Question

If $4\sin x.\cos y + 2\sin x + 2\cos y + 1 = 0$ where $x,y \in |0,2\pi |$ find the largest value of the sum $(x + y)$.

Answer 1

As we can see, they have given an equation and are asking us to find the largest sum. So, first try to reduce the given equation $4\sin x.\cos y + 2\sin x + 2\cos y + 1 = 0$ by taking the common term, then we get $\sin$ and $\cos$term. By equating $\sin$ and $\cos$term to zero that is to the right hand side value we get the value of $x$ and $y$. By adding these two values we get the required answer.

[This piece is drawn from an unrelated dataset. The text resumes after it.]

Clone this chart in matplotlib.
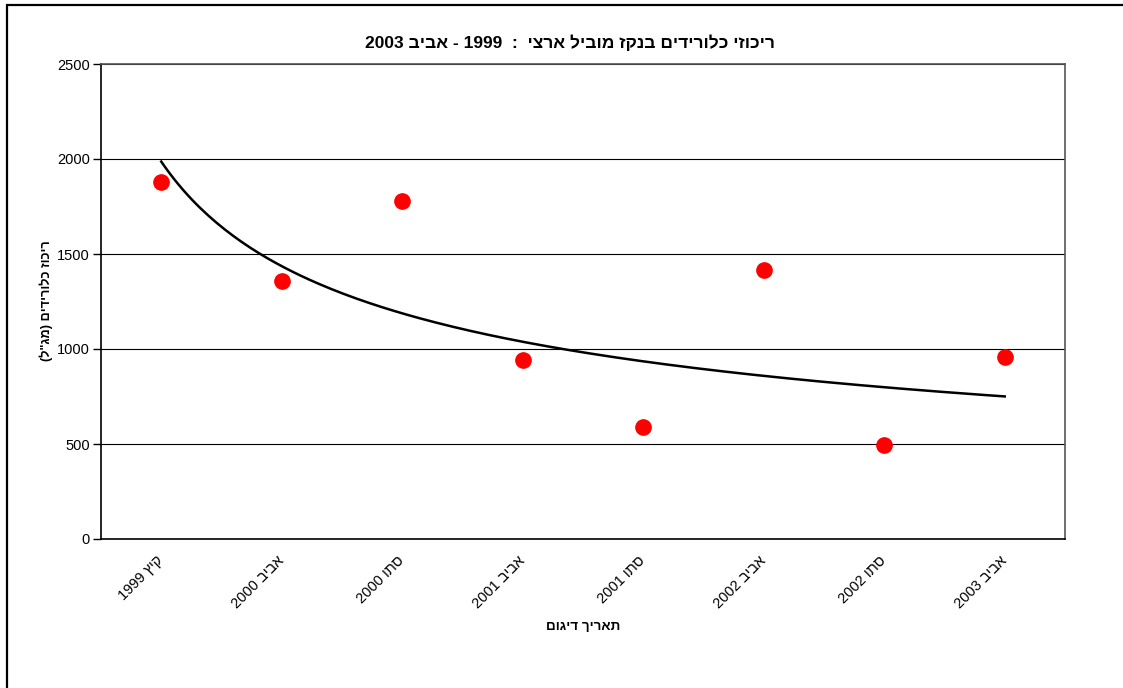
import re
import numpy as np
import matplotlib
matplotlib.use("Agg")
from matplotlib import pyplot as plt
from matplotlib.patches import Rectangle

plt.rcParams['font.family'] = ['Liberation Sans', 'DejaVu Sans']

title = 'ריכוזי כלורידים בנקז מוביל ארצי  :  1999 - אביב 2003'
ylabel = 'ריכוז כלורידים (מג"ל)'
xlabel = 'תאריך דיגום'
dates = ['קיץ 1999', 'אביב 2000', 'סתו 2000', 'אביב 2001',
         'סתו 2001', 'אביב 2002', 'סתו 2002', 'אביב 2003']
chloride = [1880, 1358, 1779, 942, 589, 1416, 495, 958]


def visual(s):
	# matplotlib has no bidi: put the right-to-left text into display order
	runs = re.findall(r'[0-9A-Za-z]+|[^0-9A-Za-z]+', s)
	out = []
	for r in reversed(runs):
		if r[0].isascii() and r[0].isalnum():
			out.append(r)
		else:
			out.append(r[::-1].translate(str.maketrans('()', ')(')))
	return ''.join(out)


x = np.arange(1, len(dates) + 1)
y = np.array(chloride, dtype=float)

# power trend line, as excel does it: straight fit of log y on log x
b, ln_a = np.polyfit(np.log(x), np.log(y), 1)
xs = np.linspace(1, len(dates), 200)
ys = np.exp(ln_a) * xs ** b

fig = plt.figure(figsize=(11.23, 6.88), dpi=100)
ax = fig.add_axes([101/1123, 1 - 539/688, 964/1123, 475/688])

ax.plot(xs, ys, color='black', lw=1.8, zorder=3)
ax.plot(x, y, 'o', color='#ff0000', ms=11, zorder=4)

ax.set_xlim(0.5, len(dates) + 0.5)
ax.set_ylim(0, 2500)
ax.set_yticks(np.arange(0, 2501, 500))
ax.yaxis.grid(True, color='black', lw=0.8)
ax.set_axisbelow(True)

ax.set_xticks(x)
ax.set_xticklabels([visual(d) for d in dates], rotation=45, ha='right',
                   va='center', rotation_mode='anchor', fontsize=10.5)
ax.tick_params(axis='x', length=0, pad=14)
ax.tick_params(axis='y', length=6, width=1, direction='out', labelsize=10.5, pad=2)

for side in ['top', 'right']:
	ax.spines[side].set_color('#555555')
	ax.spines[side].set_linewidth(1.2)
for side in ['left', 'bottom']:
	ax.spines[side].set_color('black')
	ax.spines[side].set_linewidth(1.2)

fig.text(570/1123, 1 - 43/688, visual(title), ha='center', va='center',
         fontsize=12.5, fontweight='bold')
fig.text(583/1123, 1 - 627/688, visual(xlabel), ha='center', va='center',
         fontsize=9.7, fontweight='bold')
fig.text(46/1123, 1 - 301/688, visual(ylabel), ha='center', va='center',
         rotation=90, fontsize=9.2, fontweight='bold')

# outer chart border
fig.patches.append(Rectangle((7/1123, -0.05), 1.2, 1 - 5.5/688 + 0.05,
                             transform=fig.transFigure, fill=False,
                             edgecolor='black', lw=1.6))

fig.savefig('out.png', dpi=100)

Complete Step by Step Solution:
They have given an equation $4\sin x.\cos y + 2\sin x + 2\cos y + 1 = 0$ and asking us to find the largest value of sum $(x + y)$.
So to find the largest sum $(x + y)$first we need to know the value of $x$ and $y$.
To find value of $x$ and $y$first try to reduce the given equation $4\sin x.\cos y + 2\sin x + 2\cos y + 1 = 0$
We can write $4\sin x.\cos y$as $2\sin x.2\cos y$. So the above equation will become,
$2\sin x.2\cos y + 2\sin x + 2\cos y + 1 = 0$
Now, we need to separate $\sin$ and $\cos$term, by taking common.
$\Rightarrow 2\cos y(2\sin x + 1) + 1(2\sin x + 1) = 0$
$\Rightarrow (2\cos y + 1)(2\sin x + 1) = 0$
Therefore, $(2\cos y + 1) = 0$ or $(2\sin x + 1) = 0$
$\Rightarrow \cos y = - \dfrac{1}{2}$ $\Rightarrow \sin x = - \dfrac{1}{2}$
$\Rightarrow y = \pi + \dfrac{\pi }{3}$ $\Rightarrow x = 2\pi - \dfrac{\pi }{6}$
$\Rightarrow y = \dfrac{{4\pi }}{3}$ $\Rightarrow x = \dfrac{{11\pi }}{6}$
Now we have the values of $x$ and $y$ that is $x = \dfrac{{11\pi }}{6}$ and $y = \dfrac{{4\pi }}{3}$.
By using the values of $x$ and $y$we need to calculate the largest value of sum $(x + y)$.
Therefore, by adding the values of $x$ and $y$as below, we get
$x + y = \dfrac{{11\pi }}{6} + \dfrac{{4\pi }}{3}$
Now we need to take the L.C.M. for the above equation to find the largest sum. We get,
$\Rightarrow x + y = \dfrac{{11\pi + 8\pi }}{6}$
On simplifying the above equation, we get
$\Rightarrow x + y = \dfrac{{19\pi }}{6}$

Therefore, the largest value of $x + y$ is $\dfrac{{19\pi }}{6}$.

Note:
Whenever they ask for the largest value of sum by giving an equation then it is as easy because just by simplifying the given equation we get the values of variables, then by adding these two variables we can arrive at the solution.